Supplied material:
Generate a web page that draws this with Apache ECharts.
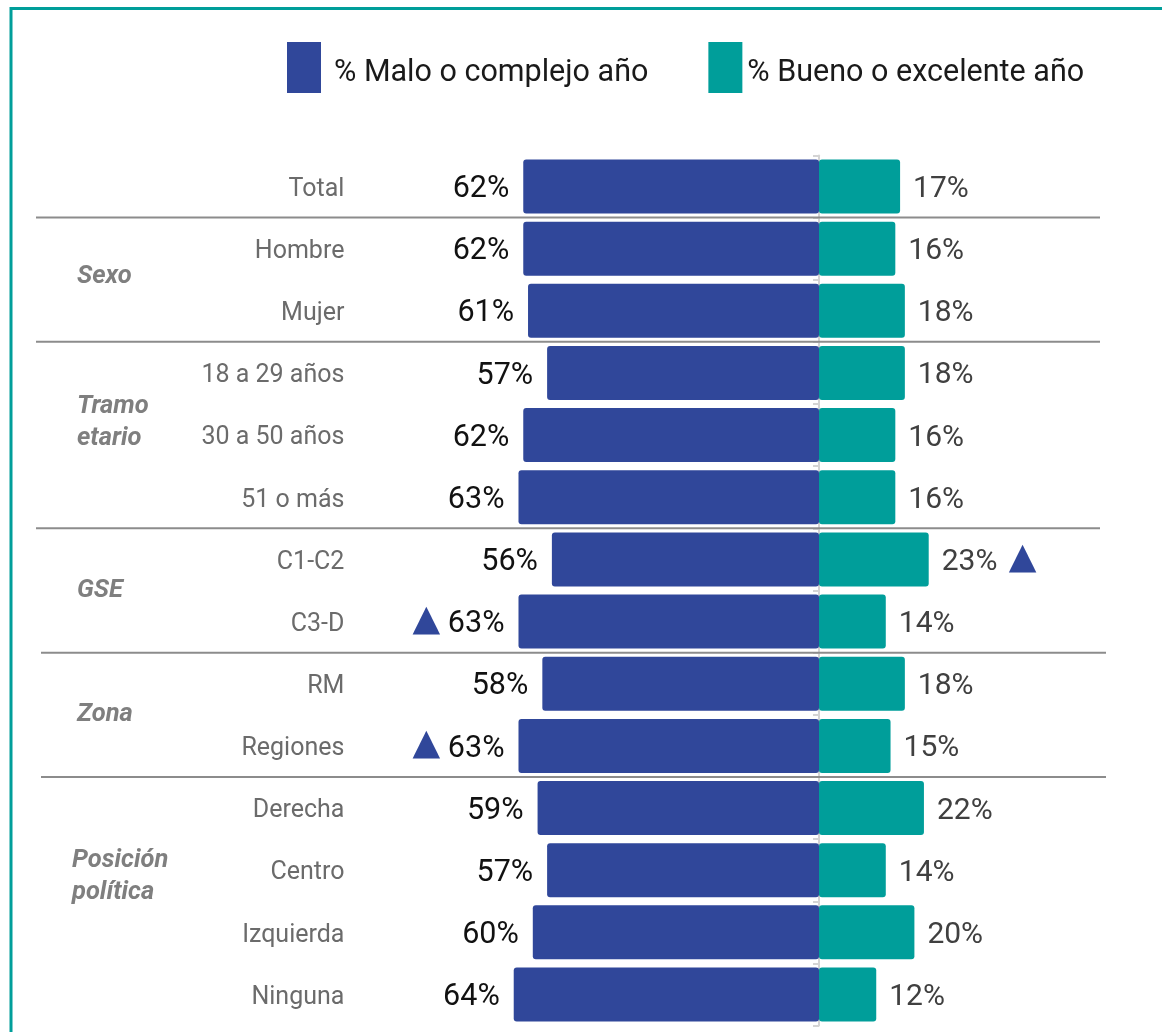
<!DOCTYPE html>
<html>
<head>
<meta charset="utf-8">
<script src="https://cdn.jsdelivr.net/npm/echarts@6/dist/echarts.min.js"></script>
<style>
html,body{margin:0;padding:0;background:#fff;}
#chart{width:1162px;height:1032px;}
</style>
</head>
<body>
<div id="chart"></div>
<script>
// ---- data ----
const categories = ['Total','Hombre','Mujer','18 a 29 años','30 a 50 años','51 o más','C1-C2','C3-D','RM','Regiones','Derecha','Centro','Izquierda','Ninguna'];
const seriesNames = ['% Malo o complejo año','% Bueno o excelente año'];
const malo  = [62,62,61,57,62,63,56,63,58,63,59,57,60,64];
const bueno = [17,16,18,18,16,16,23,14,18,15,22,14,20,12];
const maloSig  = [0,0,0,0,0,0,0,1,0,1,0,0,0,0];
const buenoSig = [0,0,0,0,0,0,1,0,0,0,0,0,0,0];
const groupNames = ['Sexo','Tramo\netario','GSE','Zona','Posición\npolítica'];
const groupRows  = [[1,2],[3,5],[6,7],[8,9],[10,13]];

// ---- style ----
const BLUE = '#30479a', TEAL = '#009e9a', FONT = 'Roboto';
const chart = echarts.init(document.getElementById('chart'));

const option = {
  animation: false,
  backgroundColor: '#fff',
  legend: {
    left: 282, top: 37, itemWidth: 34, itemHeight: 51, itemGap: 60, icon: 'rect',
    data: seriesNames,
    formatter: name => (name === seriesNames[0] ? '{a|' : '{b|') + name + '}',
    textStyle: {
      fontSize: 30.5, color: '#1a1a1a', fontFamily: FONT,
      rich: {
        a: {fontSize: 30.5, color: '#1a1a1a', fontFamily: FONT, padding: [12,0,0,8]},
        b: {fontSize: 30.5, color: '#1a1a1a', fontFamily: FONT, padding: [12,0,0,0]}
      }
    }
  },
  grid: {left: 437.4, width: 572.4, top: 155.4, height: 870.2},
  xAxis: {type: 'value', min: -80, max: 40, show: false, splitLine: {show: false}},
  yAxis: [
    {
      type: 'category', data: categories, inverse: true, position: 'left',
      axisLine: {show: false, onZero: false}, axisTick: {show: false},
      axisLabel: {
        margin: 93,
        formatter: v => '{c|' + v + '}',
        rich: {c: {fontSize: 25, color: '#6b6b6b', fontFamily: FONT, padding: [6,0,0,0]}}
      }
    },
    {
      type: 'category', data: categories, inverse: true, position: 'right',
      axisLine: {show: true, onZero: true, onZeroAxisIndex: 0, lineStyle: {color: '#d4d4d4', width: 2}},
      axisTick: {show: true, inside: true, length: 6, lineStyle: {color: '#d4d4d4', width: 2}},
      axisLabel: {show: false}
    }
  ],
  series: [
    {
      name: seriesNames[0], type: 'bar', stack: 'all', barWidth: 54,
      data: malo.map(v => -v),
      itemStyle: {color: BLUE, borderRadius: 3},
      label: {
        show: true, position: 'left', distance: 14,
        fontSize: 30.5, color: '#111', fontFamily: FONT, padding: [6,0,0,0],
        formatter: p => (maloSig[p.dataIndex] ? '{tri|▲} ' : '') + malo[p.dataIndex] + '%',
        rich: {tri: {fontFamily: 'DejaVu Sans', fontSize: 36, color: BLUE, padding: [0,0,8,0]}}
      }
    },
    {
      name: seriesNames[1], type: 'bar', stack: 'all', barWidth: 54,
      data: bueno,
      itemStyle: {color: TEAL, borderRadius: 3},
      label: {
        show: true, position: 'right', distance: 13,
        fontSize: 30, color: '#404040', fontFamily: FONT, padding: [6,0,0,0],
        formatter: p => bueno[p.dataIndex] + '%' + (buenoSig[p.dataIndex] ? ' {tri|▲}' : ''),
        rich: {tri: {fontFamily: 'DejaVu Sans', fontSize: 36, color: BLUE, padding: [0,0,8,4]}}
      }
    }
  ]
};
chart.setOption(option);

// ---- decorations positioned through the category scale ----
function rowY(i){ return chart.convertToPixel({yAxisIndex: 0}, categories[i]); }
function boundaryY(i){ return (rowY(i) + rowY(i+1)) / 2; }
const sepX = [[36,1100],[36,1100],[36,1100],[41,1106],[41,1106]];
const labelRowPos = [1.45, 3.8, 6.5, 8.5, 11.1];
const labelX = [77,77,77,77,72];
const graphics = [];
graphics.push({type:'rect', z: 100, shape:{x:11, y:8.5, width:1180, height:1060},
  style:{fill:'none', stroke: TEAL, lineWidth: 3}});
groupRows.forEach((r, gi) => {
  const y = boundaryY(r[0]-1);
  graphics.push({type:'line', z: 50, shape:{x1: sepX[gi][0], y1: y, x2: sepX[gi][1], y2: y},
    style:{stroke:'#8c8c8c', lineWidth: 2}});
  const pos = labelRowPos[gi];
  const i0 = Math.floor(pos), f = pos - i0;
  const ly = rowY(i0) + (rowY(Math.min(i0+1, categories.length-1)) - rowY(i0)) * f;
  graphics.push({type:'text', z: 50, x: labelX[gi], y: ly,
    style:{text: groupNames[gi], fontFamily: FONT, fontSize: 25.5, fontWeight: 'bold', fontStyle: 'italic',
      fill: '#7f7f7f', verticalAlign: 'middle', align: 'left', lineHeight: 32}});
});
chart.setOption({graphic: graphics});
</script>
</body>
</html>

Exercise directions:
Omit every picture, then repeat the remaining data exactly as it appears above.

Task result:
Generate a web page that draws this with Apache ECharts.
<!DOCTYPE html>
<html>
<head>
<meta charset="utf-8">
<script src="https://cdn.jsdelivr.net/npm/echarts@6/dist/echarts.min.js"></script>
<style>
html,body{margin:0;padding:0;background:#fff;}
#chart{width:1162px;height:1032px;}
</style>
</head>
<body>
<div id="chart"></div>
<script>
// ---- data ----
const categories = ['Total','Hombre','Mujer','18 a 29 años','30 a 50 años','51 o más','C1-C2','C3-D','RM','Regiones','Derecha','Centro','Izquierda','Ninguna'];
const seriesNames = ['% Malo o complejo año','% Bueno o excelente año'];
const malo  = [62,62,61,57,62,63,56,63,58,63,59,57,60,64];
const bueno = [17,16,18,18,16,16,23,14,18,15,22,14,20,12];
const maloSig  = [0,0,0,0,0,0,0,1,0,1,0,0,0,0];
const buenoSig = [0,0,0,0,0,0,1,0,0,0,0,0,0,0];
const groupNames = ['Sexo','Tramo\netario','GSE','Zona','Posición\npolítica'];
const groupRows  = [[1,2],[3,5],[6,7],[8,9],[10,13]];

// ---- style ----
const BLUE = '#30479a', TEAL = '#009e9a', FONT = 'Roboto';
const chart = echarts.init(document.getElementById('chart'));

const option = {
  animation: false,
  backgroundColor: '#fff',
  legend: {
    left: 282, top: 37, itemWidth: 34, itemHeight: 51, itemGap: 60, icon: 'rect',
    data: seriesNames,
    formatter: name => (name === seriesNames[0] ? '{a|' : '{b|') + name + '}',
    textStyle: {
      fontSize: 30.5, color: '#1a1a1a', fontFamily: FONT,
      rich: {
        a: {fontSize: 30.5, color: '#1a1a1a', fontFamily: FONT, padding: [12,0,0,8]},
        b: {fontSize: 30.5, color: '#1a1a1a', fontFamily: FONT, padding: [12,0,0,0]}
      }
    }
  },
  grid: {left: 437.4, width: 572.4, top: 155.4, height: 870.2},
  xAxis: {type: 'value', min: -80, max: 40, show: false, splitLine: {show: false}},
  yAxis: [
    {
      type: 'category', data: categories, inverse: true, position: 'left',
      axisLine: {show: false, onZero: false}, axisTick: {show: false},
      axisLabel: {
        margin: 93,
        formatter: v => '{c|' + v + '}',
        rich: {c: {fontSize: 25, color: '#6b6b6b', fontFamily: FONT, padding: [6,0,0,0]}}
      }
    },
    {
      type: 'category', data: categories, inverse: true, position: 'right',
      axisLine: {show: true, onZero: true, onZeroAxisIndex: 0, lineStyle: {color: '#d4d4d4', width: 2}},
      axisTick: {show: true, inside: true, length: 6, lineStyle: {color: '#d4d4d4', width: 2}},
      axisLabel: {show: false}
    }
  ],
  series: [
    {
      name: seriesNames[0], type: 'bar', stack: 'all', barWidth: 54,
      data: malo.map(v => -v),
      itemStyle: {color: BLUE, borderRadius: 3},
      label: {
        show: true, position: 'left', distance: 14,
        fontSize: 30.5, color: '#111', fontFamily: FONT, padding: [6,0,0,0],
        formatter: p => (maloSig[p.dataIndex] ? '{tri|▲} ' : '') + malo[p.dataIndex] + '%',
        rich: {tri: {fontFamily: 'DejaVu Sans', fontSize: 36, color: BLUE, padding: [0,0,8,0]}}
      }
    },
    {
      name: seriesNames[1], type: 'bar', stack: 'all', barWidth: 54,
      data: bueno,
      itemStyle: {color: TEAL, borderRadius: 3},
      label: {
        show: true, position: 'right', distance: 13,
        fontSize: 30, color: '#404040', fontFamily: FONT, padding: [6,0,0,0],
        formatter: p => bueno[p.dataIndex] + '%' + (buenoSig[p.dataIndex] ? ' {tri|▲}' : ''),
        rich: {tri: {fontFamily: 'DejaVu Sans', fontSize: 36, color: BLUE, padding: [0,0,8,4]}}
      }
    }
  ]
};
chart.setOption(option);

// ---- decorations positioned through the category scale ----
function rowY(i){ return chart.convertToPixel({yAxisIndex: 0}, categories[i]); }
function boundaryY(i){ return (rowY(i) + rowY(i+1)) / 2; }
const sepX = [[36,1100],[36,1100],[36,1100],[41,1106],[41,1106]];
const labelRowPos = [1.45, 3.8, 6.5, 8.5, 11.1];
const labelX = [77,77,77,77,72];
const graphics = [];
graphics.push({type:'rect', z: 100, shape:{x:11, y:8.5, width:1180, height:1060},
  style:{fill:'none', stroke: TEAL, lineWidth: 3}});
groupRows.forEach((r, gi) => {
  const y = boundaryY(r[0]-1);
  graphics.push({type:'line', z: 50, shape:{x1: sepX[gi][0], y1: y, x2: sepX[gi][1], y2: y},
    style:{stroke:'#8c8c8c', lineWidth: 2}});
  const pos = labelRowPos[gi];
  const i0 = Math.floor(pos), f = pos - i0;
  const ly = rowY(i0) + (rowY(Math.min(i0+1, categories.length-1)) - rowY(i0)) * f;
  graphics.push({type:'text', z: 50, x: labelX[gi], y: ly,
    style:{text: groupNames[gi], fontFamily: FONT, fontSize: 25.5, fontWeight: 'bold', fontStyle: 'italic',
      fill: '#7f7f7f', verticalAlign: 'middle', align: 'left', lineHeight: 32}});
});
chart.setOption({graphic: graphics});
</script>
</body>
</html>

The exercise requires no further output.